Non-official pytorch implementation of deep image matting
- Test with method whole and max_size=1600.
- training epoch = 25.
- SAD normalized by 1000.
- best epoch is the epoch of the best result while training.
- input img is normalized by mean=[0.485, 0.456, 0.406] and std=[0.229, 0.224, 0.225].
- erode the alpha for trimap as well as dialte(for 0 and 1 balance) & crop the patch based on the center point(randomly selected from where alpha > 0 and alpha < 1)
- The performance is close to paper.
| model | MSE | SAD | best epoch | note | link |
|---|---|---|---|---|---|
| paper-stage0 | 0.019 | 59.6 | |||
| paper-stage1 | 0.017 | 54.6 | |||
| paper-stage3 | 0.014 | 50.4 | |||
| my-stage0 | 0.035 | 72.9 | 22 | with crop error and with no normalized input | download |
| my-stage0 | 0.031 | 70.7 | 19 | with no normalized input | download |
| my-stage0 | 0.027 | 69.1 | 12 | fix crop error and with normalized input | download |
| my-stage0 | 0.020 | 62.0 | 14 | erode as well as dialte & center crop patch | |
| my-stage1 | ongoing |
pip install -r requirements.txt
- You should prepare dataset VOC-2012 and COCO-2017 first.
- Please email the author for access to raw matting dataset.
- Composite the dataset for training and test
python tools/composite.py
python tools/chg_model.py
bash train.sh
- Training args
- size_h, size_w: final input size of image, 320x320 in paper.
- crop_h, crop_w: random crop size of image, 320x320, 480x480, 640x640 in paper.

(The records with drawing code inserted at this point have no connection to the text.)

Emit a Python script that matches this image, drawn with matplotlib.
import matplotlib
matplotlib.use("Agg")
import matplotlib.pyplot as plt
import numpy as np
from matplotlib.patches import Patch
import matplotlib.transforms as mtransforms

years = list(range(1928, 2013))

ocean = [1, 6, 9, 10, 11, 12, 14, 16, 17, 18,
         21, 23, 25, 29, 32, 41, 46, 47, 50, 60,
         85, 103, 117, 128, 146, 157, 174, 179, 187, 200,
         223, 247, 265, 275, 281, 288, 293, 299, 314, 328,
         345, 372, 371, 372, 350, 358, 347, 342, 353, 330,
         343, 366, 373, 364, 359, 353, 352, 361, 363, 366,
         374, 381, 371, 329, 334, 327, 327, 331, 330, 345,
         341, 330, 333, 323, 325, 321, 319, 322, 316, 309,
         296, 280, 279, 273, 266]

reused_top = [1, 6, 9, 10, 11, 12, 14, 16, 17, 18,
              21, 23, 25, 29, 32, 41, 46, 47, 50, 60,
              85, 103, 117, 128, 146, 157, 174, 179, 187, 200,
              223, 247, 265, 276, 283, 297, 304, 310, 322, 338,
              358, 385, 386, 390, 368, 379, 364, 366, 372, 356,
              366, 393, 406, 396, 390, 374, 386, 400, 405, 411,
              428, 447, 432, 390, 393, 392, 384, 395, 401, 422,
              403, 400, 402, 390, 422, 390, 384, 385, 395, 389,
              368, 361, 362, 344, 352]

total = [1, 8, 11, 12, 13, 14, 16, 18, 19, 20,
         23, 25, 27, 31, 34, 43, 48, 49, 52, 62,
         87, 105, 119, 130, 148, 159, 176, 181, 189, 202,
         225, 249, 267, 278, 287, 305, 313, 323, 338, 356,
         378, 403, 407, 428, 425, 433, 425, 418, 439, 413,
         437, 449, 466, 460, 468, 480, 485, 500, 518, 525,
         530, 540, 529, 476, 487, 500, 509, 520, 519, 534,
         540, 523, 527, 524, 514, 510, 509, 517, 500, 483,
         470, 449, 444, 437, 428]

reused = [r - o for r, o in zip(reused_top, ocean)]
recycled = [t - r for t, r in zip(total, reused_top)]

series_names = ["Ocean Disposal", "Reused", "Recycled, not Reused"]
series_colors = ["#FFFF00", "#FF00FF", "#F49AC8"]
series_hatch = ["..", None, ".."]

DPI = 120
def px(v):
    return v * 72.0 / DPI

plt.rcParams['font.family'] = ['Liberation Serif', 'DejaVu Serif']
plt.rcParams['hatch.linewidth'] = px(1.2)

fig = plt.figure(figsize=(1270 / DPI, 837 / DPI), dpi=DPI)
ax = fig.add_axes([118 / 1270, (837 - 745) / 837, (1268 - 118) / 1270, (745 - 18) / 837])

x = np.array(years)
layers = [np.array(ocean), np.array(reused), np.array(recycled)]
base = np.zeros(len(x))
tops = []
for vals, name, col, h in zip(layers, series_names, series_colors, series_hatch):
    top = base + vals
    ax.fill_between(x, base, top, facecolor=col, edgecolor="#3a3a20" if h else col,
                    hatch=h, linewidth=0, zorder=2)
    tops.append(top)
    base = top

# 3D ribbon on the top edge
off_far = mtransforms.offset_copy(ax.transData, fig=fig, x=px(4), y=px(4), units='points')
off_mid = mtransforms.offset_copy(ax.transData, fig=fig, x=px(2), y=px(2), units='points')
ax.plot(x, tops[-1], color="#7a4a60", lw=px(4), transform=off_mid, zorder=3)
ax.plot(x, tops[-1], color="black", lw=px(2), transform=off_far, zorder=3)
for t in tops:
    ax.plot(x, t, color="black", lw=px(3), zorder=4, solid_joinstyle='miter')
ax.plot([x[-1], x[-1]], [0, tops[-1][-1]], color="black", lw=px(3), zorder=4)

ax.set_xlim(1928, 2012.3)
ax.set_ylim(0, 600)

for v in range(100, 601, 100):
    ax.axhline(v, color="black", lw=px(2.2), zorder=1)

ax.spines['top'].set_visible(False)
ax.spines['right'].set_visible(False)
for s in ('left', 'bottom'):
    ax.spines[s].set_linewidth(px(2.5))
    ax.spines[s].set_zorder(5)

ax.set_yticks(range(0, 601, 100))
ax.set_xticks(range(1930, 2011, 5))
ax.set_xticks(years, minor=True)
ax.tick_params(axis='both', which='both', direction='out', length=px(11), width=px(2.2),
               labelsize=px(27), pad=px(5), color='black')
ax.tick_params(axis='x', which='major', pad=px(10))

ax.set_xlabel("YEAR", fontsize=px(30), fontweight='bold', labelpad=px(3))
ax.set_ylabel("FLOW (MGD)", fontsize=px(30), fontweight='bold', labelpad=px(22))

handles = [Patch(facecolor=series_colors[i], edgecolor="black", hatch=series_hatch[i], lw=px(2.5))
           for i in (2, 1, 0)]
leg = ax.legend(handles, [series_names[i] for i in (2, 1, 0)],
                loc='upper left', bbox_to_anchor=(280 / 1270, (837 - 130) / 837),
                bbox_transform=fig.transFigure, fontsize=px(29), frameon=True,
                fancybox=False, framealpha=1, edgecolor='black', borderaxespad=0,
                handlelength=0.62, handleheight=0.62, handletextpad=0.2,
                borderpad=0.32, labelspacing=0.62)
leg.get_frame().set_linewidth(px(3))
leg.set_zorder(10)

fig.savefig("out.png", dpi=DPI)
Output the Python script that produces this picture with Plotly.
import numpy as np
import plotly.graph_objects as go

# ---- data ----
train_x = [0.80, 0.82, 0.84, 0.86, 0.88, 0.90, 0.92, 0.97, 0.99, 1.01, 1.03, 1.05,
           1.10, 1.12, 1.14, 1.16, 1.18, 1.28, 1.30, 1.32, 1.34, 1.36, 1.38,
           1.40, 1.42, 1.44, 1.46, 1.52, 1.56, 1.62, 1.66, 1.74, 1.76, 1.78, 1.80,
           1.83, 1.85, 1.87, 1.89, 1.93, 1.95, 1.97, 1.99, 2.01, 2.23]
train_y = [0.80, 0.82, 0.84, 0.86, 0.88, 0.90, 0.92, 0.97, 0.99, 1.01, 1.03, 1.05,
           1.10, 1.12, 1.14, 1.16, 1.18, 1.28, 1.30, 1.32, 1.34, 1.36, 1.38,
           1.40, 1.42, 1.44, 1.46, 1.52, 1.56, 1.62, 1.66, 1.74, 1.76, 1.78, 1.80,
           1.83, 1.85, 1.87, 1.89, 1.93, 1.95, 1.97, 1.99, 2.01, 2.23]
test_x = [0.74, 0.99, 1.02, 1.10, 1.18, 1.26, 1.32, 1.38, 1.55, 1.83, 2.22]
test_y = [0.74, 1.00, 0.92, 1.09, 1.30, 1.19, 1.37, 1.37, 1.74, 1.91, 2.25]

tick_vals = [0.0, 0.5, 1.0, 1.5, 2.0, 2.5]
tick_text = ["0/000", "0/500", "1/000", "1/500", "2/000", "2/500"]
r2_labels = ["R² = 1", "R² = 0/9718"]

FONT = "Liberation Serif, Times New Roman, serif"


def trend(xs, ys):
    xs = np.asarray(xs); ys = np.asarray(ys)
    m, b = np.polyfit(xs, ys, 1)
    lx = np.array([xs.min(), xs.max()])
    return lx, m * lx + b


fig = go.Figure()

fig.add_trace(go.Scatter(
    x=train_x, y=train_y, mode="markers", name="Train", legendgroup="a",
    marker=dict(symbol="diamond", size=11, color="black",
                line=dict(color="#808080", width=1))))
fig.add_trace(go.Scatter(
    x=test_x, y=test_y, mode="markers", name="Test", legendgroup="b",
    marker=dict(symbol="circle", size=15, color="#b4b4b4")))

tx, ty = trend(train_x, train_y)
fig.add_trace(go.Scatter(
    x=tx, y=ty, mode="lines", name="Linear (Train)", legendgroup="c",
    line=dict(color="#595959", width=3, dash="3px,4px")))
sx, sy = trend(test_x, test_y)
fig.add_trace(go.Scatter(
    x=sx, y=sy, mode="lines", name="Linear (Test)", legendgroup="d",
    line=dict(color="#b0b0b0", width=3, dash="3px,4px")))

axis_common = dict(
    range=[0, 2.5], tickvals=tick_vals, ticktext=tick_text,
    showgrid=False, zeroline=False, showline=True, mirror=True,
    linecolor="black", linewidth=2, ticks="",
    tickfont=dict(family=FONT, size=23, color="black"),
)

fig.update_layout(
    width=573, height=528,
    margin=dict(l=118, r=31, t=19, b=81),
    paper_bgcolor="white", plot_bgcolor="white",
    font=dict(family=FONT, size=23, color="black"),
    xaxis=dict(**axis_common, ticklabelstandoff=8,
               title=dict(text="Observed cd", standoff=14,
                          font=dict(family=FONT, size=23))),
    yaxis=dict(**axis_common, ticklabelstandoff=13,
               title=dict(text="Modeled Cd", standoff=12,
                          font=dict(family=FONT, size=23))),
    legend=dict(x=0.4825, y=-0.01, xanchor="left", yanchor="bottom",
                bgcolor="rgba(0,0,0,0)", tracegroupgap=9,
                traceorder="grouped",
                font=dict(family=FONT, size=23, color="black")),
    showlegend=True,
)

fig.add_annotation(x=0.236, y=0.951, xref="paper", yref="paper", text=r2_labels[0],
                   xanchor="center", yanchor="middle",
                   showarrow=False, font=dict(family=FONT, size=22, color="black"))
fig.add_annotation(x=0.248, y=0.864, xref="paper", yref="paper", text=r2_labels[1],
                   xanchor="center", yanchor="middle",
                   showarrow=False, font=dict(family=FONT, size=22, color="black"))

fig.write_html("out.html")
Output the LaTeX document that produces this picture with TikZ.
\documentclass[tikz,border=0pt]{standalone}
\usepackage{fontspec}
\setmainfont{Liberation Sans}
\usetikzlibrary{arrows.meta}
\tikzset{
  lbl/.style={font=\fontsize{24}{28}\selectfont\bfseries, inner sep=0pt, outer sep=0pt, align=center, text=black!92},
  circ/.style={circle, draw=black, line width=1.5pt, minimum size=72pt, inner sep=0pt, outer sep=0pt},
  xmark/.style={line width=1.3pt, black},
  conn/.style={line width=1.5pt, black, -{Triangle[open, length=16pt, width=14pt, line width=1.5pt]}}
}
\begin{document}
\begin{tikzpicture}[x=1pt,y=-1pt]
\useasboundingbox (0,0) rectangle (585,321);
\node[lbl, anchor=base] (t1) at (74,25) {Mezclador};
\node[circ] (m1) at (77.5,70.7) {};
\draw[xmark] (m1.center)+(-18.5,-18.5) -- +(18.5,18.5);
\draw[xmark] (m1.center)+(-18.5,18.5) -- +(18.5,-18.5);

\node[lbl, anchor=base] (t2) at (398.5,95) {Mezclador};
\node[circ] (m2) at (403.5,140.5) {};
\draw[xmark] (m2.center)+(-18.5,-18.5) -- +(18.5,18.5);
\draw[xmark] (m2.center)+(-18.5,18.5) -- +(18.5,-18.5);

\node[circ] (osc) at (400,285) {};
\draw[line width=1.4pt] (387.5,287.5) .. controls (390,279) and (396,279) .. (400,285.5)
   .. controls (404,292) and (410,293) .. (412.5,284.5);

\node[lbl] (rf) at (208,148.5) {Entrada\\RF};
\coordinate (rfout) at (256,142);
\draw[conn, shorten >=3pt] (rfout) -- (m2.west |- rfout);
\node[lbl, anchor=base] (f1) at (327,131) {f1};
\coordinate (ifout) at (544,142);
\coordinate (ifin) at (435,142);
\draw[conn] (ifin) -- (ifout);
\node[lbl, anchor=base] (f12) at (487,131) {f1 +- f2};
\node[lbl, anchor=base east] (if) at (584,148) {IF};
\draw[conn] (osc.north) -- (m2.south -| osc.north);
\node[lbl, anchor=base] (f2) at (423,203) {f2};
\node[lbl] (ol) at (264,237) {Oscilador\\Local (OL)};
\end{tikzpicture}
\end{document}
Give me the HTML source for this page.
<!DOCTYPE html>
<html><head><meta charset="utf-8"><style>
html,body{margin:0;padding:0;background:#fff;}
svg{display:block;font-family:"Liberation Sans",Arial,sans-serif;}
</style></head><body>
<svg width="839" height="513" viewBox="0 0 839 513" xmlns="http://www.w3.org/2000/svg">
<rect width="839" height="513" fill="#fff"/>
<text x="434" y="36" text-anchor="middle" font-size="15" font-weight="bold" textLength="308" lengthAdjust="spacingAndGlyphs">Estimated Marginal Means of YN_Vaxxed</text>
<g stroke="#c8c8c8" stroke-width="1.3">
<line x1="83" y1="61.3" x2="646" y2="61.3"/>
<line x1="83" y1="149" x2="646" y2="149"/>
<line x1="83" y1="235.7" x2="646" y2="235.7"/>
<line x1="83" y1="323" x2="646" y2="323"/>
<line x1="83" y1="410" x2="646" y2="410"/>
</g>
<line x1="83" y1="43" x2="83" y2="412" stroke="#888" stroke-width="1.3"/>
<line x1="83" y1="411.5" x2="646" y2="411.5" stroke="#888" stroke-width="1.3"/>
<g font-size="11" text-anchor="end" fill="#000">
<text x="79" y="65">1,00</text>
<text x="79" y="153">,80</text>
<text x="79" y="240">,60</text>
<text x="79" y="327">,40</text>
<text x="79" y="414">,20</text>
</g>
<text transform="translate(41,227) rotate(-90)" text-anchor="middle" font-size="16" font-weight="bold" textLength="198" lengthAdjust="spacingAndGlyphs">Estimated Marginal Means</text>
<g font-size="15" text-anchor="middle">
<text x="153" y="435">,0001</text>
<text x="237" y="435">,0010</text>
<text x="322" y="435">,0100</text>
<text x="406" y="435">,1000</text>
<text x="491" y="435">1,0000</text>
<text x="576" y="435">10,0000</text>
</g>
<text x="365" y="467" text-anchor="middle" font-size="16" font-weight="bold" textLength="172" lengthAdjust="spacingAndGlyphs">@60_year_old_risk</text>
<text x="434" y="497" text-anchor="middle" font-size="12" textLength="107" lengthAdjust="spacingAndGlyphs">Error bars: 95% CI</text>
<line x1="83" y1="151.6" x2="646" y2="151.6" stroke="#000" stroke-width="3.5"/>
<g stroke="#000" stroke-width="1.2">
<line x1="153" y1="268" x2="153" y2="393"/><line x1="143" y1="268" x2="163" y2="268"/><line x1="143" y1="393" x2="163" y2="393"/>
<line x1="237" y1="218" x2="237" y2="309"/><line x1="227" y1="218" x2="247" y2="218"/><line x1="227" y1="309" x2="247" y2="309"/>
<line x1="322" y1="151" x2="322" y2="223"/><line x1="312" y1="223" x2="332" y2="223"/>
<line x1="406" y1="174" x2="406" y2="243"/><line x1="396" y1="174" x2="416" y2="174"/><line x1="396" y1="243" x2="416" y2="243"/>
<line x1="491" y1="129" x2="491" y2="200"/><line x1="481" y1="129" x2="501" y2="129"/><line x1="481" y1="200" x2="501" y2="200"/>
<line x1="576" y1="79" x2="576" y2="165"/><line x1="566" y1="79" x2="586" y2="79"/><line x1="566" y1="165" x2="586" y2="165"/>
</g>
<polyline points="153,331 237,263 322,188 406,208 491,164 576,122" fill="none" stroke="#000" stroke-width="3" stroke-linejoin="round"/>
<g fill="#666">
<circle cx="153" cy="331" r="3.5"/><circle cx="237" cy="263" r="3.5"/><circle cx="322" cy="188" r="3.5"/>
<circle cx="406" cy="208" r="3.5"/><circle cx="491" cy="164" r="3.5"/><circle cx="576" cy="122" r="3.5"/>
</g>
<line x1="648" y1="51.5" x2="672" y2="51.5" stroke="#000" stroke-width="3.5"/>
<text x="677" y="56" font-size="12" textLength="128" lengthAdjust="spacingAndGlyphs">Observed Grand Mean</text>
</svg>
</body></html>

- alphaDir, fgDir, bgDir, imgDir: directories of training matting dataset, which is generated by tool/composite.py.
- batchSize: batch size, perhaps batchSize=1 can get better result.
- nEpochs: training epochs.
- step: epochs for decay 1/10 of learning rate.
- lr: learning rate.
- resume: checkpoint for continue training.
- pretrain: pretrained model generated by tool/chg_model.py or checkpoints generated by training.
- saveDir: checkpoints saved directory.
- printFreq: print frequency.
- ckptSaveFreq: checkpoint saved frequency.
- wl_weight: loss weight mentioned in paper.
- stage: 0 for simple alpha loss encode-decoder training, 1 for encoder-decoder training, 2 for encoder-decoder fixed refinement training, 3 for encoder-decoder refinement training.
- testFreq: test frequency
- testImgDir, testAlaphaDir, testTrimapDir: directories of test matting dataset, which is generated by tool/composite.py.
- testResDir: test results saved directory.
- crop_or_resize: test method: crop, resize, whole(as paper).
- max_size: the max input size when test with whole method.
bash deploy.sh
- Training args
- size_h, size_w: input size when test with resize or crop method.
- crop_h, crop_w: random crop size of image, 320x320, 480x480, 640x640 in paper.
- imgDir, trimapDir, alphaDir: directories of test matting dataset, which is generated by tool/composite.py.
- resume: checkpoint for test.
- saveDir: test results saved directory.
- stage: 0, 1 for encoder-decoder test, 2, 3 for encoder-decoder refinement test
- crop_or_resize: test method: crop, resize, whole(as paper).
- max_size: the max input size when test with whole method.